Jonathan Dax Cooke, who had been affiliated with LPL, accepted the ban and acknowledged his role, according to an SEC document describing the settlement.
Cooke had previously been found to have violated securities laws in a civil jury trial in the U.S. District Court in Georgia’s Northern District. Earlier this month, the presiding judge in that case ordered Cooke to pay nearly $400,000 in disgorgement and a civil penalty of a little more than $100,000, according to court records.
Cooke, whom the SEC says resides in Medellin, Colombia, could not immediately be reached for comment. His attorneys, Stephen Councill and Joshua Gunnemann of the law firm Councill, Gunnemann & Chally, did not immediately respond to requests for comment.
Cooke, along with three co-defendants who have each been barred from the industry by the SEC or Finra, targeted older federal government employees in a bid to induce them to convert their Thrift Savings Plan retirement accounts to the annuities they sold through an entity called Keystone Capital Partners that operated under the name Federal Employee Benefits Counselors.

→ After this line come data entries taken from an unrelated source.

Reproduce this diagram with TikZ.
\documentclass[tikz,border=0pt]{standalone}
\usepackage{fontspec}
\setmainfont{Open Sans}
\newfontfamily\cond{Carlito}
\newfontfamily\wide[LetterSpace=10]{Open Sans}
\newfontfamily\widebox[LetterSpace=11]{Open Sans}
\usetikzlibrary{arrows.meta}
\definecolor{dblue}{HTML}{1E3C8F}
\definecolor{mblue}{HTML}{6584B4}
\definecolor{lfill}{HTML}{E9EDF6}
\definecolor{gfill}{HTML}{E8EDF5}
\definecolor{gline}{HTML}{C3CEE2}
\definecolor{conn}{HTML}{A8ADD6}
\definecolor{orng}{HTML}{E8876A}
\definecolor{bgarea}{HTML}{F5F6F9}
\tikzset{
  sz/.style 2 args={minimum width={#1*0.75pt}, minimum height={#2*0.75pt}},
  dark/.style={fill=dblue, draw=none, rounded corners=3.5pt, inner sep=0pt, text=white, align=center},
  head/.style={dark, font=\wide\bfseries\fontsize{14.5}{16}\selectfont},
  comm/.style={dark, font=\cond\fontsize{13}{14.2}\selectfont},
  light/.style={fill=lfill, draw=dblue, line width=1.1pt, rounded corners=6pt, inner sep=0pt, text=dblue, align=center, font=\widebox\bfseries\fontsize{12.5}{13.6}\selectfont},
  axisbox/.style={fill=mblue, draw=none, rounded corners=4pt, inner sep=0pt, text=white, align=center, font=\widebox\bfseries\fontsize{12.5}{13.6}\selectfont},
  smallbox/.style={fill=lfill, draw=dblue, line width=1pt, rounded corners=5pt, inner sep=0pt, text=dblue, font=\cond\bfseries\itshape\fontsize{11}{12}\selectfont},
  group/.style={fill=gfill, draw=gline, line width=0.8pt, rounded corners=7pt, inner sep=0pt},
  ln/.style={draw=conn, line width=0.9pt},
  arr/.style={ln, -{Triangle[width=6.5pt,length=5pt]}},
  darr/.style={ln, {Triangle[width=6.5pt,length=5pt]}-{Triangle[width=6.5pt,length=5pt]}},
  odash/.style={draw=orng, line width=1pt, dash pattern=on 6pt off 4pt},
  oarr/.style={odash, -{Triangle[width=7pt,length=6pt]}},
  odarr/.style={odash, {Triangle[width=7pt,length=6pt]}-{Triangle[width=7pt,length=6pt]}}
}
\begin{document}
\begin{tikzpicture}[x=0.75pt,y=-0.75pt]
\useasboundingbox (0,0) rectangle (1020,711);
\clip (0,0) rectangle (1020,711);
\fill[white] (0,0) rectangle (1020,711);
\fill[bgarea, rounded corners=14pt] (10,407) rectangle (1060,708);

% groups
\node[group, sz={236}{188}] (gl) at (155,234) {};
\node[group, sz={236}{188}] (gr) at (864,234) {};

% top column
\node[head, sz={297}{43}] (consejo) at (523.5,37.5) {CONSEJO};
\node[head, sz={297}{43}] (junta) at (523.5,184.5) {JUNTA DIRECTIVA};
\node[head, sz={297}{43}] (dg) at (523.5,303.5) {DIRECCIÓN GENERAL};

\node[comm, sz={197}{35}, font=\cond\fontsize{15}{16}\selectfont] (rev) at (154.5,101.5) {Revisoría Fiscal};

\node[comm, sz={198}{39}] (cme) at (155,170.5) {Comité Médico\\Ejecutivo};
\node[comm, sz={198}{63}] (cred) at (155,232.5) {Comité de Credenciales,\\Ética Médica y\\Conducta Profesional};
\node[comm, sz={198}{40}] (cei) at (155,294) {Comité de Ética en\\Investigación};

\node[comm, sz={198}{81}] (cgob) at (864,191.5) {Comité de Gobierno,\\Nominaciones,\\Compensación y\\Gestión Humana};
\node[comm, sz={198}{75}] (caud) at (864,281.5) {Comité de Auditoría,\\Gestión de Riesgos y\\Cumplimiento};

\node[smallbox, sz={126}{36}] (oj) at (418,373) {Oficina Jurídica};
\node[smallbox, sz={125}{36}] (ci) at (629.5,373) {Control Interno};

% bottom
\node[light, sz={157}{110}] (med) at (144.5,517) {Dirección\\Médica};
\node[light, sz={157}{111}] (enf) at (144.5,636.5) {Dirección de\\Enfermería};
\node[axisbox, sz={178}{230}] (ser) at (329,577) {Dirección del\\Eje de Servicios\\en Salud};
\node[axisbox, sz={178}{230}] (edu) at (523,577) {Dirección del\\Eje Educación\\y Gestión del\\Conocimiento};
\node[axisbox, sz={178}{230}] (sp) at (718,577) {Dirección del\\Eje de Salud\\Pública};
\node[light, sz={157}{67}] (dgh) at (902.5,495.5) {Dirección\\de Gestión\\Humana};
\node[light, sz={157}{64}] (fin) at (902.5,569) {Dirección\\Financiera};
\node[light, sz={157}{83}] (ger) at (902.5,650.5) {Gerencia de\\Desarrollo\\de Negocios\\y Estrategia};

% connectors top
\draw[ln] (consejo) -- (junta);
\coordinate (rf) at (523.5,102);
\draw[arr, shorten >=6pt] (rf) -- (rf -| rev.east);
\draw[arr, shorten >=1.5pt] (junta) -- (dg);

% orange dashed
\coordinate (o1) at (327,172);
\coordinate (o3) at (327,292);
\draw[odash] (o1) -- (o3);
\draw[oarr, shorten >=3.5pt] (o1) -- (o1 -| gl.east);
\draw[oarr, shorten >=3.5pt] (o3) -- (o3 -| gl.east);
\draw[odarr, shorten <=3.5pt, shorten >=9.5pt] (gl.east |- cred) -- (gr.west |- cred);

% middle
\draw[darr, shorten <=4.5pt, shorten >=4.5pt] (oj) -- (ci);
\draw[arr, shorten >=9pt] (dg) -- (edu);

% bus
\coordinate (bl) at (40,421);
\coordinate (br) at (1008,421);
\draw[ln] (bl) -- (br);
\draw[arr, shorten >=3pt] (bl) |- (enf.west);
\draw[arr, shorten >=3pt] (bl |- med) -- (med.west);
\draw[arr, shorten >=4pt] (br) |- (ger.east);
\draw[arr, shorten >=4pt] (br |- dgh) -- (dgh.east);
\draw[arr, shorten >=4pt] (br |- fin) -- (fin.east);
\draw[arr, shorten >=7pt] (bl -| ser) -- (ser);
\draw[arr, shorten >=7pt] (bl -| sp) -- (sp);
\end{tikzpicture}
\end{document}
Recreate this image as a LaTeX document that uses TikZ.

The complaint said that Cooke and his co-defendants misled investors with comparisons between the annuity they were selling and the annuity offered through the government’s Thrift Savings Plan. They also misled investors about the fee structure and surrender fees associated with the annuity they were recommending.
The complaint noted that the name of their entity—Federal Employee Benefits Counselors—”insinuated that they were affiliated with the federal government while obscuring the fact that they were associated with a broker dealer.”
The advisors included an “eagle-encircled insignia” on their website and firm documents that could easily be mistaken for the official seal of a federal agency. Additionally, the commission said the advisors further muddied the waters by presenting investors with a document to execute the purchase of the variable annuities that contained portions of the official government document federal workers use to transfer money from their Thrift Savings Plan accounts.
“In truth, the variable annuities that defendants offered and sold were privately-issued, separate and apart from the TSP and the federal government, and had much higher costs than alternatives available through the TSP,” the complaint said. “Moreover, the representatives had no affiliation with, and were not approved or vetted by, the federal government.”
From 2012 to 2014, Cooke and his partners sold around 200 variable annuities worth roughly $40 million to federal employees, raking in $1.7 million in commissions, the SEC said.